====== GIVEN INFORMATION

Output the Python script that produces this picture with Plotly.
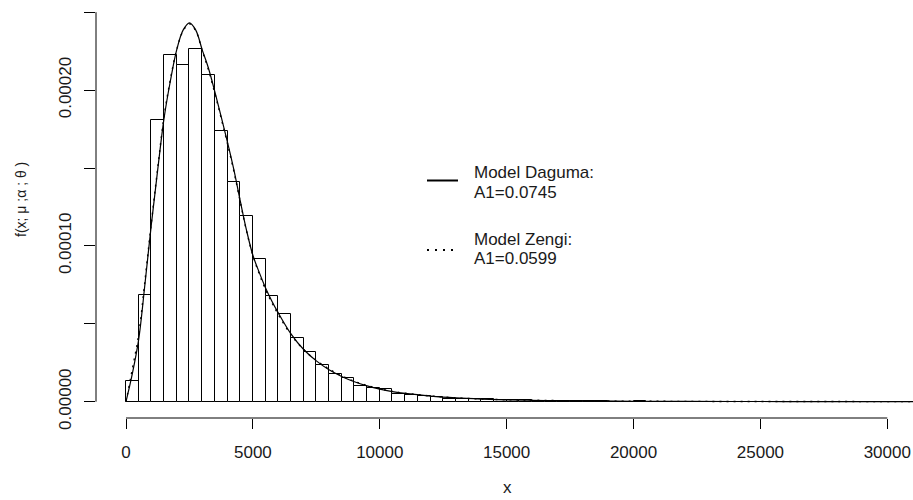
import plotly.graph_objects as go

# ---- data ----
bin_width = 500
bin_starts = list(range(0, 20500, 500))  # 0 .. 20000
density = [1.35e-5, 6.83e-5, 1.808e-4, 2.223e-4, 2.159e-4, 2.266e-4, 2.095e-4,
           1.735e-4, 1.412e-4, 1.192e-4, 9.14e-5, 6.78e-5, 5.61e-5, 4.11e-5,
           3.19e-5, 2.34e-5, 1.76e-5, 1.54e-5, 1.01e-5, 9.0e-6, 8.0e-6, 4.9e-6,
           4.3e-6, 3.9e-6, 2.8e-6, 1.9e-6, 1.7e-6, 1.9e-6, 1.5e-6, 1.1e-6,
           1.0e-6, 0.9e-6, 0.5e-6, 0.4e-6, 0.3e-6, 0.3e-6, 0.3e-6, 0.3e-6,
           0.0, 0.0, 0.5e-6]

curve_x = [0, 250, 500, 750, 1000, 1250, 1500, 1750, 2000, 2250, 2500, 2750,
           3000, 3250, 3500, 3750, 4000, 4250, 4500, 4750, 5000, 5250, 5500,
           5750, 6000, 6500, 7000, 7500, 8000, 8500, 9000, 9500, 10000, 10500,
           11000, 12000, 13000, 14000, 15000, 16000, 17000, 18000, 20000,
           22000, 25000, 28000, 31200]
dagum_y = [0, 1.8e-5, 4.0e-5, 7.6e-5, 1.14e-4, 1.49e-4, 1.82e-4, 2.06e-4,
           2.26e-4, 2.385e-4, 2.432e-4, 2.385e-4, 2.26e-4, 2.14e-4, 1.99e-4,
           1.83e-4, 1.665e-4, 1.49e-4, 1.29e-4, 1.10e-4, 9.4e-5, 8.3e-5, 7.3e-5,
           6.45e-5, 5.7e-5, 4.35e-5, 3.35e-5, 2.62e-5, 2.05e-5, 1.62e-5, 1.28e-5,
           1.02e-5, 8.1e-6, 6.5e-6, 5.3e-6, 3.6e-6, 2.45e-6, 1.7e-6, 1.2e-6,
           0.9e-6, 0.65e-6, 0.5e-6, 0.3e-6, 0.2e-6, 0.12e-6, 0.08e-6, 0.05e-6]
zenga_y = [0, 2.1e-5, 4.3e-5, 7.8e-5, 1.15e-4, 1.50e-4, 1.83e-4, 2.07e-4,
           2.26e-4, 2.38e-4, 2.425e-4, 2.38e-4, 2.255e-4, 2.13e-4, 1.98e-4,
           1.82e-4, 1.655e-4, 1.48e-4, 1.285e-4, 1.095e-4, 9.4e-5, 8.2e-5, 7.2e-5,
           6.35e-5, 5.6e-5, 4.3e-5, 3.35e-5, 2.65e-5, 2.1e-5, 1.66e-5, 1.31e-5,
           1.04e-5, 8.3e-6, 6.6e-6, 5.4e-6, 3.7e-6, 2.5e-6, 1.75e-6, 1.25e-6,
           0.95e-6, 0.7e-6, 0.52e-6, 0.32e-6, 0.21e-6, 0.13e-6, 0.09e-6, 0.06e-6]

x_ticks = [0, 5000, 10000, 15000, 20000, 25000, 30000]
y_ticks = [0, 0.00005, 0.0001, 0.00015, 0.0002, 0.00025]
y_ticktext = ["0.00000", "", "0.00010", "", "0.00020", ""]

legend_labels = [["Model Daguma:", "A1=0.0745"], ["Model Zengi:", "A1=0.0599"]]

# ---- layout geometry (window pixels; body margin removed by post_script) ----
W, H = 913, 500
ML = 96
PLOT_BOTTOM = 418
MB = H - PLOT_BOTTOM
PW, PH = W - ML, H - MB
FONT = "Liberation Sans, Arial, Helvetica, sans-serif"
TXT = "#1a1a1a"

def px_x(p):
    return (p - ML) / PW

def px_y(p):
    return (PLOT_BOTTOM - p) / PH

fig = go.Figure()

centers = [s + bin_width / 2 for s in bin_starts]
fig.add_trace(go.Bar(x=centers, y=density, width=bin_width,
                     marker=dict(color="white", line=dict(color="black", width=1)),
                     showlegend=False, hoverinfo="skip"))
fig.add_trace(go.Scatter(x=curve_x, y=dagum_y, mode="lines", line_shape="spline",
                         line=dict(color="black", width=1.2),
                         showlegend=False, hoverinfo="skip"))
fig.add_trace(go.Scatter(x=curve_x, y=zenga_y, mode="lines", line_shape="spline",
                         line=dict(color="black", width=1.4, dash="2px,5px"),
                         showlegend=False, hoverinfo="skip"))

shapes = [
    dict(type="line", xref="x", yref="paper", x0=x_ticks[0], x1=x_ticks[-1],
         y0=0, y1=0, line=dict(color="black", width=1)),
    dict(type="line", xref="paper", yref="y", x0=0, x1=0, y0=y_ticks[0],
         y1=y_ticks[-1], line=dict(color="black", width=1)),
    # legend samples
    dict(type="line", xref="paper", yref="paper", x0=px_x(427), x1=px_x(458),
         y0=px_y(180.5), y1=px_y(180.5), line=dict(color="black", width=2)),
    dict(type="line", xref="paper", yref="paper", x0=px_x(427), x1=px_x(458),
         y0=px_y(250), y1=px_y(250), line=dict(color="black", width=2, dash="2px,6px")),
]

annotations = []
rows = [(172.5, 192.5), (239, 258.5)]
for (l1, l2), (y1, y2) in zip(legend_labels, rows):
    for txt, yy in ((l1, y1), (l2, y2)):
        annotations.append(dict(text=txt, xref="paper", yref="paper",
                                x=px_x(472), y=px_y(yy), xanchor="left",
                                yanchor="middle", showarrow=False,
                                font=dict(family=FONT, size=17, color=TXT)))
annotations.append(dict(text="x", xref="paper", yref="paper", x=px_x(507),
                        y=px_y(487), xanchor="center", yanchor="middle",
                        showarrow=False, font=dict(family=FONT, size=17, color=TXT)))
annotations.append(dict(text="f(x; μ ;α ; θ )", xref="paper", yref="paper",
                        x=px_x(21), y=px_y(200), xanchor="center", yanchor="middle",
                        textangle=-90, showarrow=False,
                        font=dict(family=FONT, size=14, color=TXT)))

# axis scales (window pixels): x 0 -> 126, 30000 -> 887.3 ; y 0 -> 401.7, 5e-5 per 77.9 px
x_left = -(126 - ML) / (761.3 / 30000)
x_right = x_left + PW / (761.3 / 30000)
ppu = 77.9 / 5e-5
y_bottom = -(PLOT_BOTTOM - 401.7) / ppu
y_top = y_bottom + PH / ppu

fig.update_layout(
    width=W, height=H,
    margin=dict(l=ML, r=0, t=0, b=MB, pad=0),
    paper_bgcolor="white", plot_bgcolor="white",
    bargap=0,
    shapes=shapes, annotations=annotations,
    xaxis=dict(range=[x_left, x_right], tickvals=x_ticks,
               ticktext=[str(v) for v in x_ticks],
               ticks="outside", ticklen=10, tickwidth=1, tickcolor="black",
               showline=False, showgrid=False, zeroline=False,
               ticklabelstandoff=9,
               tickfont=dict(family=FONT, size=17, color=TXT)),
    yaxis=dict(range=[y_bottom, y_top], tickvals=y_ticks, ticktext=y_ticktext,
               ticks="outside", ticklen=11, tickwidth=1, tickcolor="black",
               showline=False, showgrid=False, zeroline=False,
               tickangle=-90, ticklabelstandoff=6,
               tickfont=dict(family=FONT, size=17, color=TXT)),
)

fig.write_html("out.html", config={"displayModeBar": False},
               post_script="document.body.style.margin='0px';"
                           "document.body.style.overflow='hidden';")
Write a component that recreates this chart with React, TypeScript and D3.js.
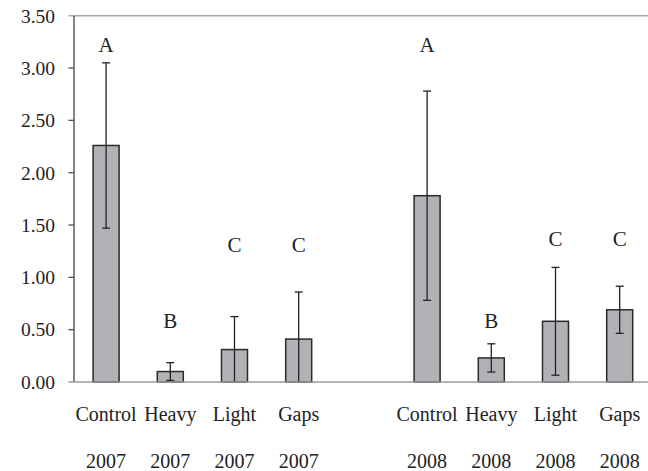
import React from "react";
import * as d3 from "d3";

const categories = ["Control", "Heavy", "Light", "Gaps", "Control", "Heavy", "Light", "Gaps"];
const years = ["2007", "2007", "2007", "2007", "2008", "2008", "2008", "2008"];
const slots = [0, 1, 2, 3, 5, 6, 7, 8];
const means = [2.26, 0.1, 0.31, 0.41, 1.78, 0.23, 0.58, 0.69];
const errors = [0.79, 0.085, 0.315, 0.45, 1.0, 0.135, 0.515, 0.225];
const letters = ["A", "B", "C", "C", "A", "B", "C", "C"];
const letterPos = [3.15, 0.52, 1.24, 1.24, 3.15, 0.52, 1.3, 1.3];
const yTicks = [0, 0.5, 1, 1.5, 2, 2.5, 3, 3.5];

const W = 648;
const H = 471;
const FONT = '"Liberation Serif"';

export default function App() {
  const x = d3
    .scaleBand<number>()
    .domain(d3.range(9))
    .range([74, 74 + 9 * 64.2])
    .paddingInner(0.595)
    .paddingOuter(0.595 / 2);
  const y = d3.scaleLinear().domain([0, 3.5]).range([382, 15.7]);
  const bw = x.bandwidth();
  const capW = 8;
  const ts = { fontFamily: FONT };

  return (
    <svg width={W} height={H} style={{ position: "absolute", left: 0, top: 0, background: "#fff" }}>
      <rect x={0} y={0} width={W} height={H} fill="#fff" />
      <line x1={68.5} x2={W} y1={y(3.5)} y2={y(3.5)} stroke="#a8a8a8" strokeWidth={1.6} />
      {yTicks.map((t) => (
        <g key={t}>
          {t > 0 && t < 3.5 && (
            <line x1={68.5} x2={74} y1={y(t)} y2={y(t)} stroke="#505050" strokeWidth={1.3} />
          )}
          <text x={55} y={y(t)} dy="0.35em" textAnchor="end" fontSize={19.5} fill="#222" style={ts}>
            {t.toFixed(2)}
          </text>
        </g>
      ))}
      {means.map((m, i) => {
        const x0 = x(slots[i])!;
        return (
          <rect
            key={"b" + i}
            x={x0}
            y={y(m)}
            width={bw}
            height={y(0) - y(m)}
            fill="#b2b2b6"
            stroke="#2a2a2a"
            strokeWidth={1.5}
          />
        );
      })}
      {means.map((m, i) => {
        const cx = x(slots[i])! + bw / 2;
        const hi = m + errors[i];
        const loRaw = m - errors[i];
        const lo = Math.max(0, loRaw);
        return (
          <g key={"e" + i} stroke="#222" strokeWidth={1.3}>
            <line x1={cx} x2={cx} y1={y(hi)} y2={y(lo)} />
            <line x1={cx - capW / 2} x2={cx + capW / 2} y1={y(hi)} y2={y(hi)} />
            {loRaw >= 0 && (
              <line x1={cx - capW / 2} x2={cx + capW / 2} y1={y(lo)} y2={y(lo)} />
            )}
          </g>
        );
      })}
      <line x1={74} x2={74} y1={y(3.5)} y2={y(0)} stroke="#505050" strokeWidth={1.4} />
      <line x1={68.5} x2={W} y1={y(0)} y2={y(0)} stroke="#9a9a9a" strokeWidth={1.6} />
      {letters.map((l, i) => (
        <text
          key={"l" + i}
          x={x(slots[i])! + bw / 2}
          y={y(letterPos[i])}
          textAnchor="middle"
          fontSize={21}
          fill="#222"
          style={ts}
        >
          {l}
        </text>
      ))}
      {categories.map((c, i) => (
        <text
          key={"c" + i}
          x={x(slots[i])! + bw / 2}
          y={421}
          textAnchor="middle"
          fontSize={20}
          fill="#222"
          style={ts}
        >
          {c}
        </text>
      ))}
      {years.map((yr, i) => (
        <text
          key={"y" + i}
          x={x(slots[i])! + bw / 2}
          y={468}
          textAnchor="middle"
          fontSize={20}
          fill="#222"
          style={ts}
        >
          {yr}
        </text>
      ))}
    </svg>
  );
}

============

GOAL:
Write out an exact copy of the listing, first line through the line containing "import plotly.graph_objects as go", with the pictures left out.

ANSWER TO THIS PROBLEM:
Output the Python script that produces this picture with Plotly.
import plotly.graph_objects as go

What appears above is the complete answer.